Pelo menos 11 milhões de mulheres e adolescentes brasileiras padecem de pobreza menstrual — não têm dinheiro, nem acesso a absorventes durante o natural ciclo fisiológico. O Congresso derrubou, em março último, o veto do presidente da República ao Programa de Proteção e Promoção da Saúde Menstrual (Lei 14.214/21). Mas, até agora, o Ministério da Saúde não definiu as regras nem garantiu os recursos necessários à compra e à distribuição de absorventes a adolescentes e mulheres em grave situação de vulnerabilidade socioeconômica.
O programa foi estimado em R$ 84,5 milhões, ao ano, para atender 5,6 milhões de mulheres e adolescentes. Um valor ínfimo se comparado aos R$ 4,9 bilhões repassados aos aliados do Palácio do Planalto por meio de emendas do relator, mais conhecido como orçamento secreto, cujo destino é desconhecido pela sociedade brasileira. Enquanto isso, faltam banheiros em milhares de escolas pelo País — na Região Norte, são 86.020 unidades de ensino sem banheiro; no Nordeste, 121.524; no Centro-Oeste, 8.123; no Sudeste, 95.084; e no Sul, 10.673.
O que não falta ao Brasil são leis. Mas muitas “não pegam” em meio ao cipoal de normas, seja porque estão dissociadas dos interesses de grupos, seja pelo proativismo dos parlamentares ávidos de se exibirem para seus eleitores, seja porque foram rejeitadas pelos governos desde o nascedouro, ou porque são inconvenientes aos interesses do Executivo. Se a proposta mexer com o caixa da União, aí tudo fica mais complicado. E é nesta última situação que está a norma que criou o Programa de Proteção e Promoção da Saúde Menstrual.
O descaso governamental com a higiene feminina é abominável e desumana. As consequências são gravíssimas, quando meninas e mulheres se veem obrigadas, durante o ciclo menstrual, apelar para o uso de papéis, miolo de pão, plásticos. Esses procedimentos inadequados provocam doenças — infecção urinária ou cistite, candidíase, infecção vaginal por fungo ou por bactéria —, que levam as meninas e as mulheres ao Sistema Único de Saúde (SUS).
Outro dano gravíssimo é o afastamento das adolescentes das salas de aula, com prejuízos à formação escolar dessas meninas, que se esforçam para estudar em busca de uma oportunidade que lhes permita melhores condições de vida. Aí vem outro problema que o recorte racial, para refirmar discriminação étnica do Estado: a maioria delas é preta ou parda. O maldito racismo estrutural, que compromete a formulação das políticas públicas, preservando ou aprofundando as desigualdades sociais.
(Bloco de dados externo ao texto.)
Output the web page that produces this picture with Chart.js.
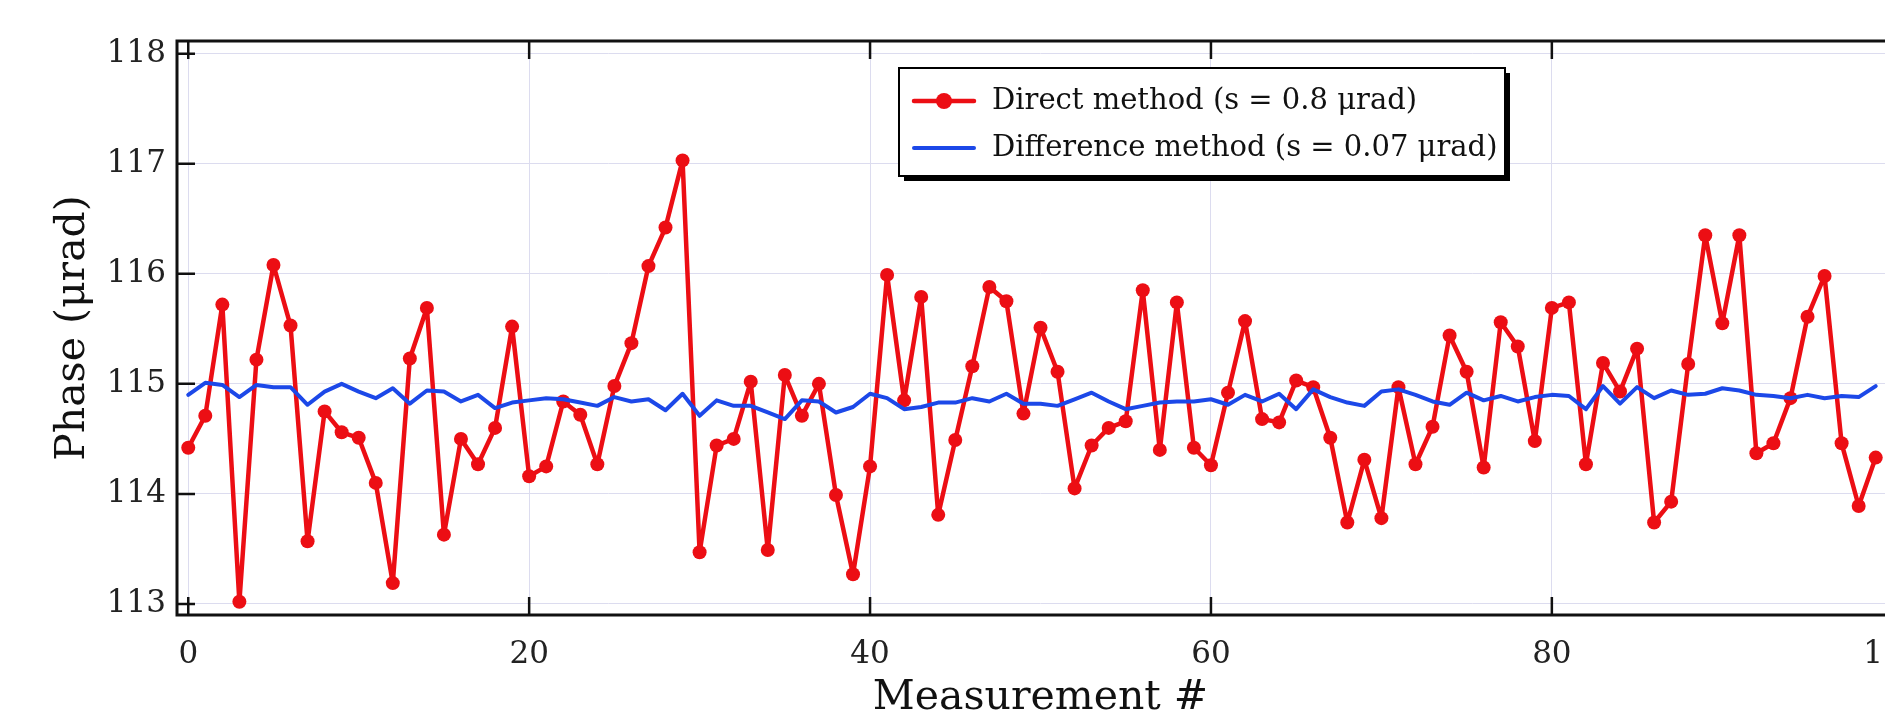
<!DOCTYPE html>
<html>
<head>
<meta charset="utf-8">
<script src="https://cdn.jsdelivr.net/npm/chart.js@4/dist/chart.umd.min.js"></script>
<style>
  html, body { margin: 0; padding: 0; background: #fff; overflow: hidden; width: 1885px; height: 715px; }
  canvas { display: block; }
</style>
</head>
<body>
<canvas id="chart" width="1960" height="715"></canvas>
<script>
// measurement numbers 0..99
const measurement = Array.from({ length: 100 }, (_, i) => i);

const directPhase = [
  114.42, 114.71, 115.72, 113.02, 115.22, 116.08, 115.53, 113.57, 114.75, 114.56,
  114.51, 114.10, 113.19, 115.23, 115.69, 113.63, 114.50, 114.27, 114.60, 115.52,
  114.16, 114.25, 114.84, 114.72, 114.27, 114.98, 115.37, 116.07, 116.42, 117.03,
  113.47, 114.44, 114.50, 115.02, 113.49, 115.08, 114.71, 115.00, 113.99, 113.27,
  114.25, 115.99, 114.85, 115.79, 113.81, 114.49, 115.16, 115.88, 115.75, 114.73,
  115.51, 115.11, 114.05, 114.44, 114.60, 114.66, 115.85, 114.40, 115.74, 114.42,
  114.26, 114.92, 115.57, 114.68, 114.65, 115.03, 114.97, 114.51, 113.74, 114.31,
  113.78, 114.97, 114.27, 114.61, 115.44, 115.11, 114.24, 115.56, 115.34, 114.48,
  115.69, 115.74, 114.27, 115.19, 114.93, 115.32, 113.74, 113.93, 115.18, 116.35,
  115.55, 116.35, 114.37, 114.46, 114.87, 115.61, 115.98, 114.46, 113.89, 114.33
];

const differencePhase = [
  114.90, 115.01, 114.99, 114.88, 114.99, 114.97, 114.97, 114.81, 114.93, 115.00,
  114.93, 114.87, 114.96, 114.82, 114.94, 114.93, 114.84, 114.90, 114.78, 114.83,
  114.85, 114.87, 114.86, 114.83, 114.80, 114.88, 114.84, 114.86, 114.76, 114.91,
  114.71, 114.85, 114.80, 114.80, 114.74, 114.68, 114.85, 114.84, 114.74, 114.79,
  114.91, 114.87, 114.77, 114.79, 114.83, 114.83, 114.87, 114.84, 114.91, 114.82,
  114.82, 114.80, 114.86, 114.92, 114.84, 114.77, 114.80, 114.83, 114.84, 114.84,
  114.86, 114.81, 114.90, 114.84, 114.91, 114.77, 114.95, 114.88, 114.83, 114.80,
  114.93, 114.95, 114.90, 114.84, 114.81, 114.92, 114.85, 114.89, 114.84, 114.88,
  114.90, 114.89, 114.77, 114.98, 114.82, 114.97, 114.87, 114.94, 114.90, 114.91,
  114.96, 114.94, 114.90, 114.89, 114.87, 114.90, 114.87, 114.89, 114.88, 114.98
];

const xTicks = [0, 20, 40, 60, 80, 100];
const yTicks = [113, 114, 115, 116, 117, 118];

const serif = "'DejaVu Serif', 'Liberation Serif', serif";

// inner tick marks and the black frame
const framePlugin = {
  id: "frame",
  afterDraw(chart) {
    const { ctx, chartArea: a, scales } = chart;
    ctx.save();
    ctx.strokeStyle = "#111";
    ctx.lineWidth = 2.5;
    ctx.beginPath();
    yTicks.forEach((v) => {
      const y = scales.y.getPixelForValue(v);
      ctx.moveTo(a.left, y); ctx.lineTo(a.left + 18, y);
      ctx.moveTo(a.right, y); ctx.lineTo(a.right - 18, y);
    });
    xTicks.forEach((v) => {
      const x = scales.x.getPixelForValue(v);
      ctx.moveTo(x, a.bottom); ctx.lineTo(x, a.bottom - 18);
      ctx.moveTo(x, a.top); ctx.lineTo(x, a.top + 18);
    });
    ctx.stroke();
    ctx.lineWidth = 3;
    ctx.strokeRect(a.left, a.top, a.right - a.left, a.bottom - a.top);
    ctx.restore();
  }
};

// boxed legend with a shadow, inside the plot
const boxLegend = {
  id: "boxLegend",
  afterDraw(chart) {
    const { ctx } = chart;
    const bx = 899, by = 68, bw = 606, bh = 108;
    ctx.save();
    ctx.fillStyle = "#000";
    ctx.fillRect(bx + 5, by + 5, bw, bh);
    ctx.fillStyle = "#fff";
    ctx.fillRect(bx, by, bw, bh);
    ctx.strokeStyle = "#000";
    ctx.lineWidth = 2;
    ctx.strokeRect(bx, by, bw, bh);

    ctx.font = "29px " + serif;
    ctx.textBaseline = "middle";
    ctx.textAlign = "left";
    ctx.lineCap = "round";
    const rows = [101, 148];
    chart.data.datasets.forEach((ds, i) => {
      const y = rows[i];
      ctx.strokeStyle = ds.borderColor;
      ctx.lineWidth = ds.borderWidth;
      ctx.beginPath();
      ctx.moveTo(914, y);
      ctx.lineTo(974, y);
      ctx.stroke();
      if (ds.pointRadius > 0) {
        ctx.fillStyle = ds.pointBackgroundColor;
        ctx.beginPath();
        ctx.arc(944, y, ds.pointRadius + 1, 0, Math.PI * 2);
        ctx.fill();
      }
      ctx.fillStyle = "#111";
      ctx.fillText(ds.label, 992, y);
    });
    ctx.restore();
  }
};

const config = {
  type: "line",
  data: {
    labels: measurement,
    datasets: [
      {
        label: "Direct method (s = 0.8 μrad)",
        data: directPhase,
        borderColor: "rgb(236, 14, 20)",
        backgroundColor: "rgb(236, 14, 20)",
        pointBackgroundColor: "rgb(236, 14, 20)",
        pointBorderWidth: 0,
        pointRadius: 7,
        borderWidth: 4.5,
        borderJoinStyle: "round",
        borderCapStyle: "round",
        tension: 0,
        order: 1
      },
      {
        label: "Difference method (s = 0.07 μrad)",
        data: differencePhase,
        borderColor: "rgb(28, 72, 232)",
        backgroundColor: "rgb(28, 72, 232)",
        pointRadius: 0,
        borderWidth: 4,
        borderJoinStyle: "round",
        borderCapStyle: "round",
        tension: 0,
        order: 0
      }
    ]
  },
  options: {
    responsive: false,
    animation: false,
    devicePixelRatio: 1,
    layout: { padding: { left: 0, top: 41, right: 56, bottom: 0 } },
    plugins: {
      legend: { display: false },
      tooltip: { enabled: false }
    },
    scales: {
      x: {
        type: "linear",
        min: -0.66,
        max: 100.66,
        afterBuildTicks: (scale) => { scale.ticks = xTicks.map((v) => ({ value: v })); },
        afterFit: (scale) => { scale.height = 100; },
        grid: { color: "#dcdcef", lineWidth: 1, drawTicks: false },
        border: { display: false },
        ticks: {
          padding: 21,
          maxRotation: 0,
          color: "#222",
          font: { family: serif, size: 31 }
        },
        title: {
          display: true,
          text: "Measurement #",
          color: "#111",
          padding: { top: 0, bottom: -8 },
          font: { family: serif, size: 41 }
        }
      },
      y: {
        min: 112.9,
        max: 118.115,
        afterBuildTicks: (scale) => { scale.ticks = yTicks.map((v) => ({ value: v })); },
        afterFit: (scale) => { scale.width = 177; },
        grid: { color: "#dcdcef", lineWidth: 1, drawTicks: false },
        border: { display: false },
        ticks: {
          padding: 11,
          color: "#222",
          font: { family: serif, size: 31 }
        },
        title: {
          display: true,
          text: "Phase (μrad)",
          color: "#111",
          padding: { top: 49, bottom: 0 },
          font: { family: serif, size: 41 }
        }
      }
    }
  },
  plugins: [framePlugin, boxLegend]
};

new Chart(document.getElementById("chart"), config);
</script>
</body>
</html>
Mas se os homens brancos ficassem menstruados mensalmente? Com certeza, a realidade para eles seria outra, compreendendo que vivemos num País onde ainda impera o patriarcalismo. Sequer haveria necessidade de norma legal para garantir conforto e bem-estar aos indivíduos masculinos. Mas como o ciclo fisiológico é exclusivo do sexo feminino, digamos que a preocupação é bem menor, ou nenhuma, com o agravante: trata-se de uma parcela da sociedade completamente invisível ao poder e aos poderosos, violentada pelo poder público, sobretudo, nesses últimos quatro anos.
Registra-se que, em quase quatro anos, o governo atual foi incapaz de construir e executar políticas sociais para atender às camadas mais desfavorecidas da sociedade. Não à toa, há 33,1 milhões de famintos no País. Também não é por acaso que há quase 200 mil pessoas em situação de rua. Não por acaso, no campo da saúde, quase 700 mil brasileiros morreram de Covid-19. O aumento de R$ 200, que elevou para R$ 600 o Auxílio Emergencial, se deu em razão das eleições — por muitos, comparado à compra de voto. No entanto, é preciso que a lei contra a pobreza menstrual “pegue” e, diferentemente de outras, não fique aprisionada no papel. Absorventes para adolescentes e mulheres, já!
(*)Rosane Garcia, nascida no Rio de Janeiro, mas residindo em Brasília há 62 anos, é jornalista há 42 anos. Ela trabalhou nos jornais Folha de S.Paulo e Jornal do Brasil e, atualmente, ocupa o cargo de subeditora de Opinião, no Correio Braziliense.